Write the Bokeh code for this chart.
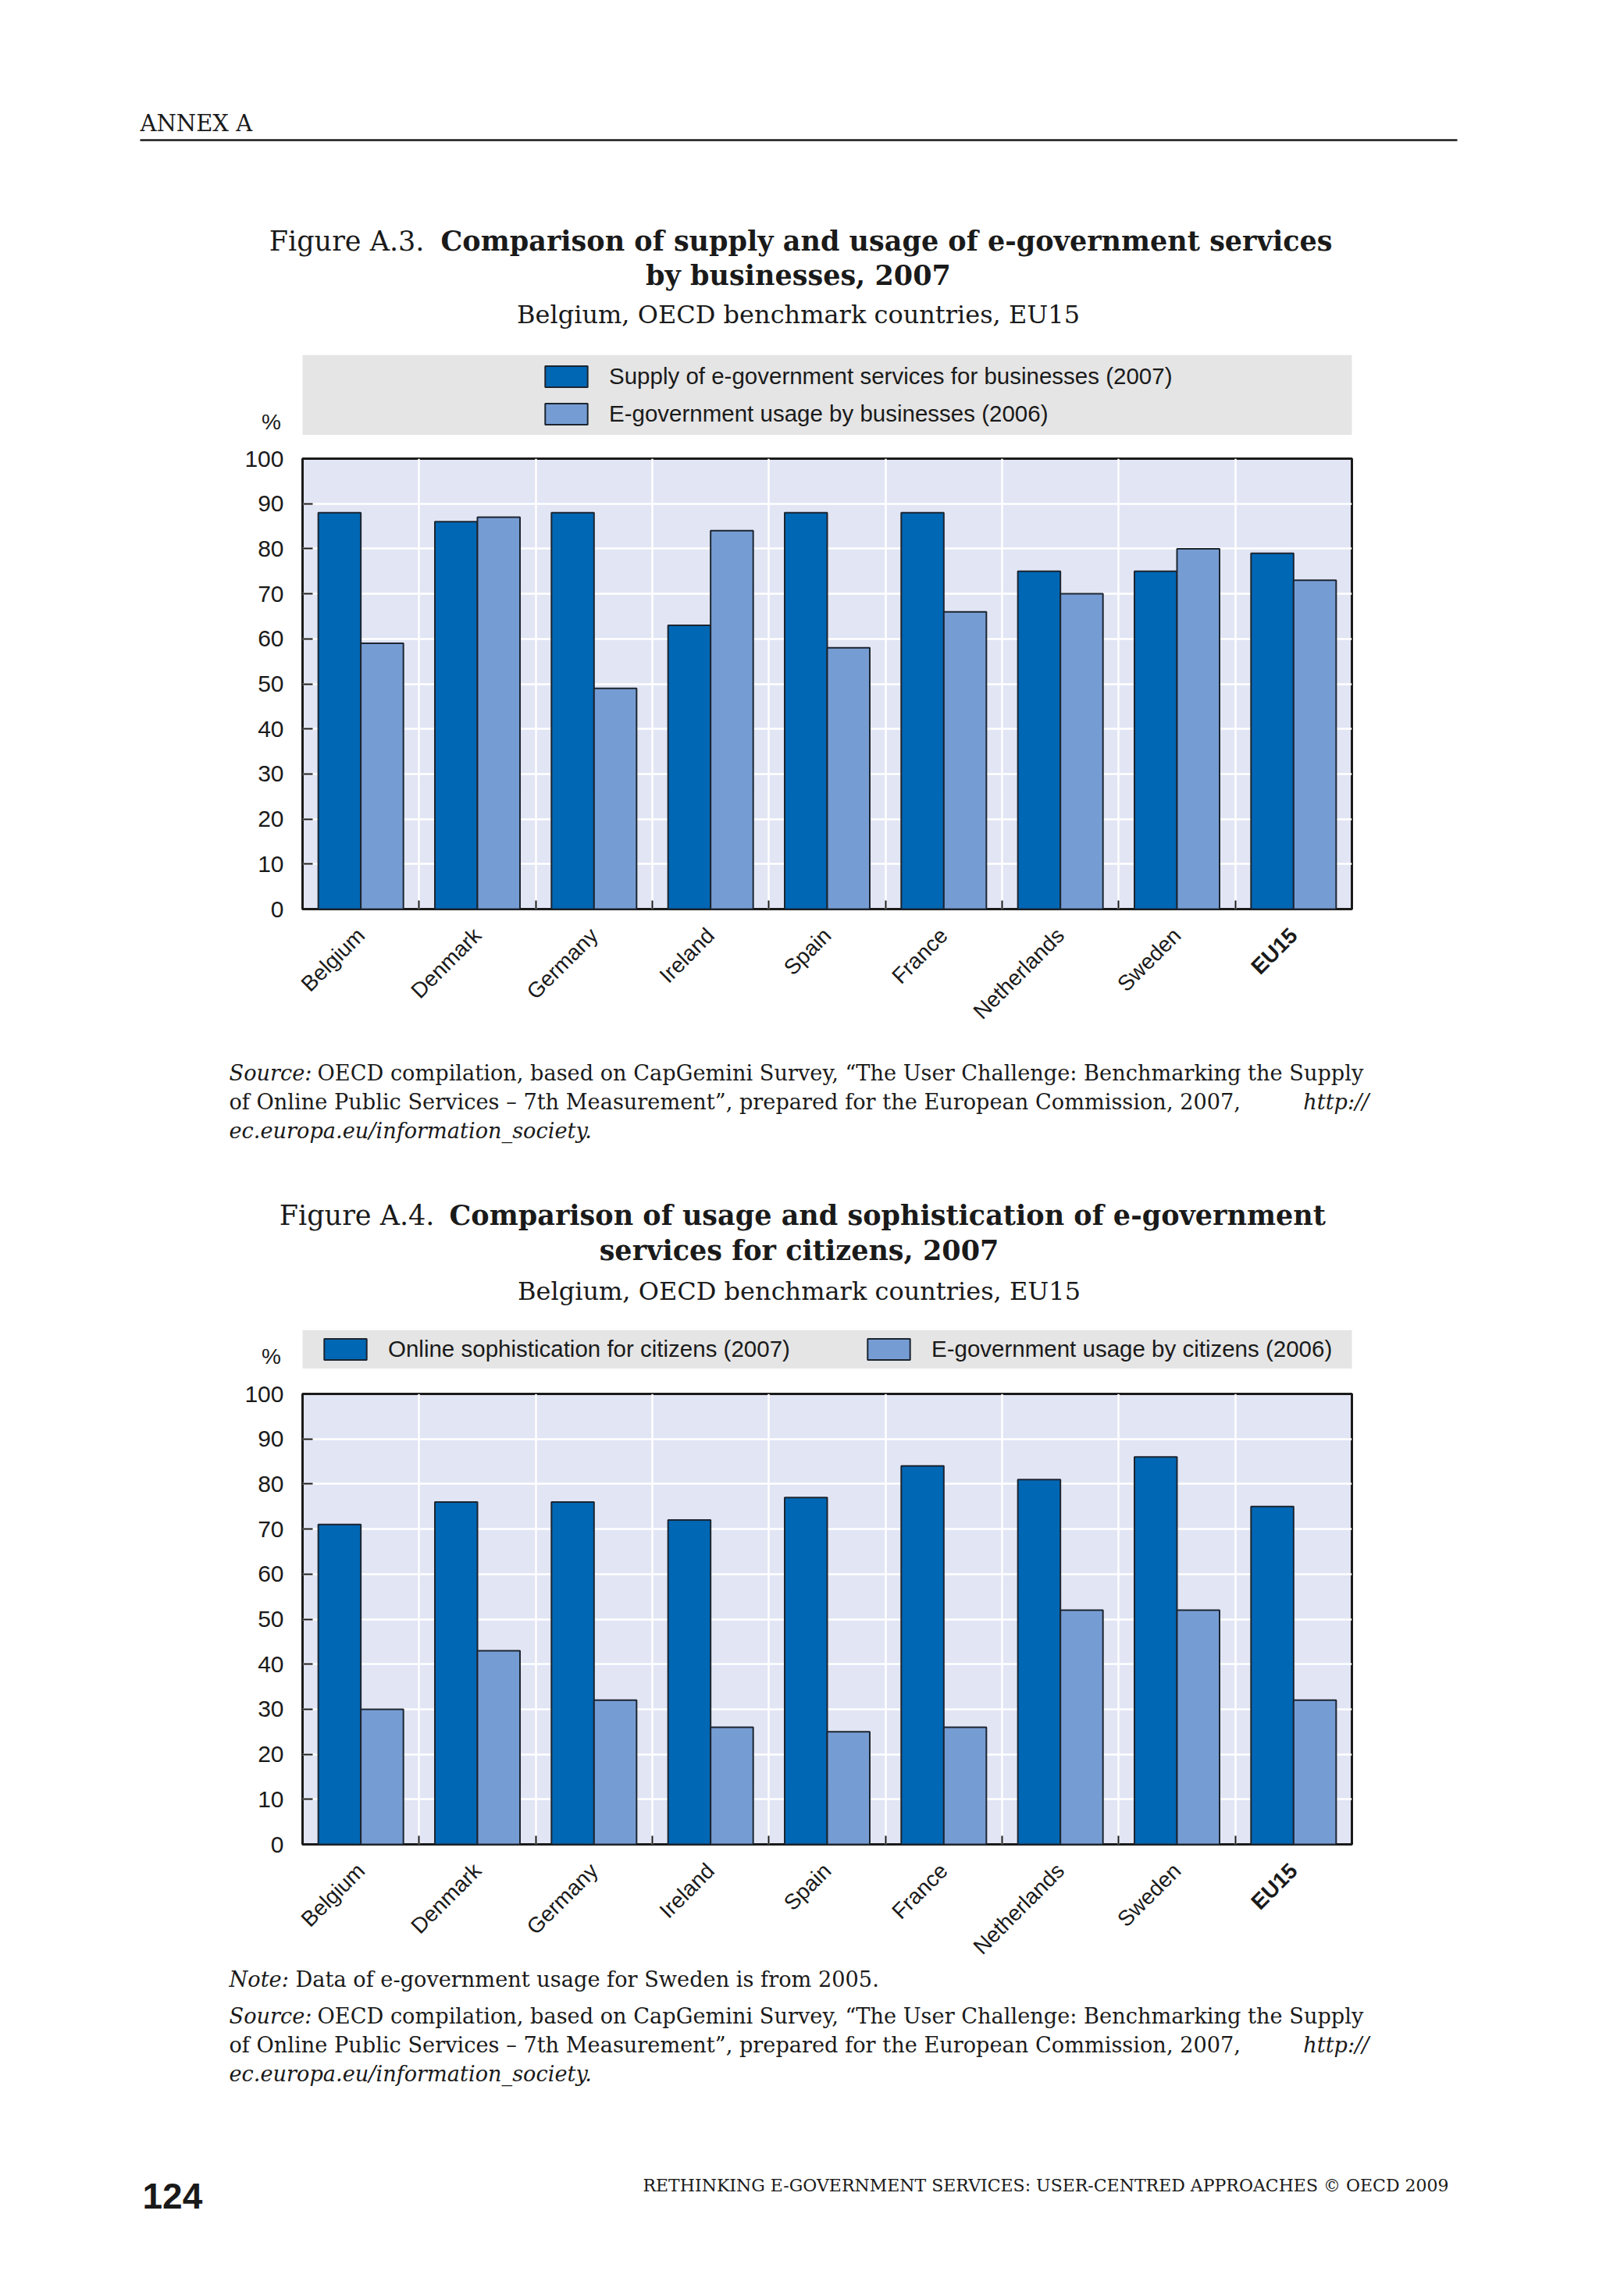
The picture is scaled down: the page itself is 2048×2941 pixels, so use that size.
import math
from bokeh.plotting import figure
from bokeh.models import Range1d, FixedTicker, Legend, LegendItem, ColumnDataSource
from bokeh.transform import dodge
from bokeh.layouts import column
from bokeh.embed import file_html
from bokeh.resources import INLINE
from bokeh.core.properties import value

# ---------------- data ----------------
categories = ["Belgium", "Denmark", "Germany", "Ireland", "Spain", "France",
              "Netherlands", "Sweden", "EU15"]
bold_categories = ["EU15"]
supply_businesses = [88, 86, 88, 63, 88, 88, 75, 75, 79]
usage_businesses = [59, 87, 49, 84, 58, 66, 70, 80, 73]
sophistication_citizens = [71, 76, 76, 72, 77, 84, 81, 86, 75]
usage_citizens = [30, 43, 32, 26, 25, 26, 52, 52, 32]
y_ticks = [0, 10, 20, 30, 40, 50, 60, 70, 80, 90, 100]
series_names_1 = ["Supply of e-government services for businesses (2007)",
                  "E-government usage by businesses (2006)"]
series_names_2 = ["Online sophistication for citizens (2007)",
                  "E-government usage by citizens (2006)"]

# ---------------- style ----------------
W = 2048
DARK = "#0067B4"
LIGHT = "#769DD3"
EDGE = "#1C2530"
PLOT_BG = "#E1E5F4"
BAND = "#E5E5E5"
INK = "#1A1A1A"
SERIF = "DejaVu Serif"
SANS = "Liberation Sans"
BAR_W = 0.365
FRAME_L = 387
FRAME_R = 317
FRAME_H = 577
CHART_BOTTOM = 17
XLAB_STANDOFF = 29
YOFF = 10          # correction: rendered alphabetic baseline sits lower than requested
N = len(categories)
CENTERS = [i + 0.5 for i in range(N)]
BOUNDS = list(range(1, N))


def common(**kw):
    base = dict(output_backend="svg", toolbar_location=None, frame_align=False,
                border_fill_color="white")
    base.update(kw)
    return base


def text_fig(h):
    f = figure(width=W, height=h, x_range=Range1d(0, W), y_range=Range1d(h, 0),
               min_border=0, x_axis_location=None, y_axis_location=None,
               outline_line_color=None, background_fill_color="white", **common())
    f.grid.visible = False
    return f


def put(f, x, y, s, size, style="normal", align="left", font=SERIF):
    f.text(x=[x], y=[y - YOFF], text=[s], text_font=value(font), text_font_size=size,
           text_font_style=style, text_align=align, text_baseline="alphabetic",
           text_color=INK)


def band_fig(h, pct_y):
    f = text_fig(h)
    f.quad(left=[FRAME_L], right=[W - FRAME_R], top=[0], bottom=[h],
           fill_color=BAND, line_color=None)
    put(f, FRAME_L - 40, pct_y, "%", "28px", align="center", font=SANS)
    nan = float("nan")
    r1 = f.vbar(x=[nan], top=[nan], width=1, fill_color=DARK, line_color=EDGE, line_width=2)
    r2 = f.vbar(x=[nan], top=[nan], width=1, fill_color=LIGHT, line_color=EDGE, line_width=2)
    return f, r1, r2


def legend(items, loc, orientation="vertical", spacing=14):
    return Legend(items=items, location=loc, orientation=orientation, padding=0, margin=0,
                  spacing=spacing, glyph_width=68, glyph_height=34, label_standoff=21,
                  label_height=34, label_text_font=SANS, label_text_font_size="29.5px",
                  label_text_color=INK, background_fill_alpha=0, border_line_color=None)


def bar_chart(top, s1, s2):
    p = figure(width=W, height=top + FRAME_H + CHART_BOTTOM,
               x_range=Range1d(0, N), y_range=Range1d(0, 100),
               min_border_left=FRAME_L, min_border_right=FRAME_R,
               min_border_top=top, min_border_bottom=CHART_BOTTOM,
               background_fill_color=PLOT_BG,
               outline_line_color=INK, outline_line_width=3, **common())
    src = ColumnDataSource(dict(x=CENTERS, a=s1, b=s2))
    p.vbar(x=dodge("x", -BAR_W / 2), top="a", bottom=0, width=BAR_W, source=src,
           fill_color=DARK, line_color=EDGE, line_width=2)
    p.vbar(x=dodge("x", BAR_W / 2), top="b", bottom=0, width=BAR_W, source=src,
           fill_color=LIGHT, line_color=EDGE, line_width=2)

    p.xgrid.ticker = FixedTicker(ticks=BOUNDS)
    p.ygrid.ticker = FixedTicker(ticks=y_ticks)
    p.grid.grid_line_color = "white"
    p.grid.grid_line_width = 2.5

    ya = p.yaxis[0]
    ya.ticker = FixedTicker(ticks=y_ticks)
    ya.axis_line_color = None
    ya.major_tick_in = 13
    ya.major_tick_out = 0
    ya.major_tick_line_width = 2
    ya.major_tick_line_color = INK
    ya.minor_tick_line_color = None
    ya.major_label_standoff = 24
    ya.major_label_text_font = SANS
    ya.major_label_text_font_size = "30px"
    ya.major_label_text_color = INK

    # only the short boundary ticks pointing into the frame; names go in the strip below
    xa = p.xaxis[0]
    xa.ticker = FixedTicker(ticks=[], minor_ticks=BOUNDS)
    xa.major_label_standoff = 0
    xa.axis_line_color = None
    xa.major_tick_line_color = None
    xa.major_tick_out = 0
    xa.minor_tick_in = 11
    xa.minor_tick_out = 0
    xa.minor_tick_line_width = 2
    xa.minor_tick_line_color = INK
    return p


def label_strip(h):
    # same x mapping as the chart frame, extended over the full page width
    per_px = N / (W - FRAME_L - FRAME_R)
    f = figure(width=W, height=h, x_range=Range1d(-FRAME_L * per_px, N + FRAME_R * per_px),
               y_range=Range1d(h, 0), min_border=0, x_axis_location=None,
               y_axis_location=None, outline_line_color=None,
               background_fill_color="white", **common())
    f.grid.visible = False
    src = ColumnDataSource(dict(
        x=CENTERS, name=categories,
        style=["bold" if c in bold_categories else "normal" for c in categories]))
    f.text(x="x", y=XLAB_STANDOFF - CHART_BOTTOM, text="name", source=src, angle=math.pi / 4,
           text_align="right", text_baseline="middle", text_font=value(SANS),
           text_font_size="28px", text_font_style="style", text_color=INK)
    return f


SRC1 = "OECD compilation, based on CapGemini Survey, \u201cThe User Challenge: Benchmarking the Supply"
SRC2 = "of Online Public Services \u2013 7th Measurement\u201d, prepared for the European Commission, 2007,"
SRC3 = "ec.europa.eu/information_society."
BODY = "27.2px"


def source_block(f, y0, dy):
    put(f, 293, y0, "Source:", BODY, "italic")
    put(f, 406, y0, SRC1, BODY)
    put(f, 293, y0 + dy, SRC2, BODY)
    put(f, 1753, y0 + dy, "http://", BODY, "italic", "right")
    put(f, 293, y0 + 2 * dy, SRC3, BODY, "italic")


# ---------------- section A : header + title 1 (page y 0-454) ----------------
A = text_fig(454)
put(A, 179, 167, "ANNEX A", "29px")
A.segment(x0=[179], y0=[179], x1=[1866], y1=[179], line_color=INK, line_width=2.5)
put(A, 543, 318, "Figure A.3.", "35px", align="right")
put(A, 564, 318, "Comparison of supply and usage of e-government services", "35px", "bold")
put(A, 1022, 362, "by businesses, 2007", "35px", "bold", "center")
put(A, 1022, 412, "Belgium, OECD benchmark countries, EU15", "32px", align="center")

# ---------------- section B : legend band 1 (454-557) ----------------
B, b1, b2 = band_fig(103, 96)
B.add_layout(legend([LegendItem(label=series_names_1[0], renderers=[b1]),
                     LegendItem(label=series_names_1[1], renderers=[b2])], (691, 10)))

# ---------------- section C : chart 1 (557-1181) + labels (1181-1340) ----------------
C = bar_chart(30, supply_businesses, usage_businesses)
CL = label_strip(159)

# ---------------- section D : source 1 + title 2 (1340-1703) ----------------
D = text_fig(363)
source_block(D, 44, 37)
put(D, 556, 226, "Figure A.4.", "35px", align="right")
put(D, 575, 226, "Comparison of usage and sophistication of e-government", "35px", "bold")
put(D, 1023, 271, "services for citizens, 2007", "35px", "bold", "center")
put(D, 1023, 323, "Belgium, OECD benchmark countries, EU15", "32px", align="center")

# ---------------- section E : legend band 2 (1703-1753) ----------------
E, e1, e2 = band_fig(50, 44)
E.add_layout(legend([LegendItem(label=series_names_2[0], renderers=[e1])], (408, 8), "horizontal"))
E.add_layout(legend([LegendItem(label=series_names_2[1], renderers=[e2])], (1104, 8), "horizontal"))

# ---------------- section F : chart 2 (1753-2379) + labels (2379-2515) ----------------
F = bar_chart(32, sophistication_citizens, usage_citizens)
FL = label_strip(136)

# ---------------- section G : note, source 2, footer (2515-2935) ----------------
G = text_fig(420)
put(G, 293, 30, "Note:", BODY, "italic")
put(G, 378, 30, "Data of e-government usage for Sweden is from 2005.", BODY)
source_block(G, 77, 37)
put(G, 182, 307, "124", "46px", "bold", font=SANS)
put(G, 1855, 294, "RETHINKING E-GOVERNMENT SERVICES: USER-CENTRED APPROACHES \u00a9 OECD 2009",
    "22px", align="right")

page = column(A, B, C, CL, D, E, F, FL, G, spacing=0)
open("out.html", "w").write(file_html(page, INLINE))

※

§ **THE PROBLEM**: Write down exactly the span of lines above from the one containing "The picture is" to the one containing "from bokeh.core.properties import value", both ends included.

§ **FULL ANSWER**:
The picture is scaled down: the page itself is 2048×2941 pixels, so use that size.
import math
from bokeh.plotting import figure
from bokeh.models import Range1d, FixedTicker, Legend, LegendItem, ColumnDataSource
from bokeh.transform import dodge
from bokeh.layouts import column
from bokeh.embed import file_html
from bokeh.resources import INLINE
from bokeh.core.properties import value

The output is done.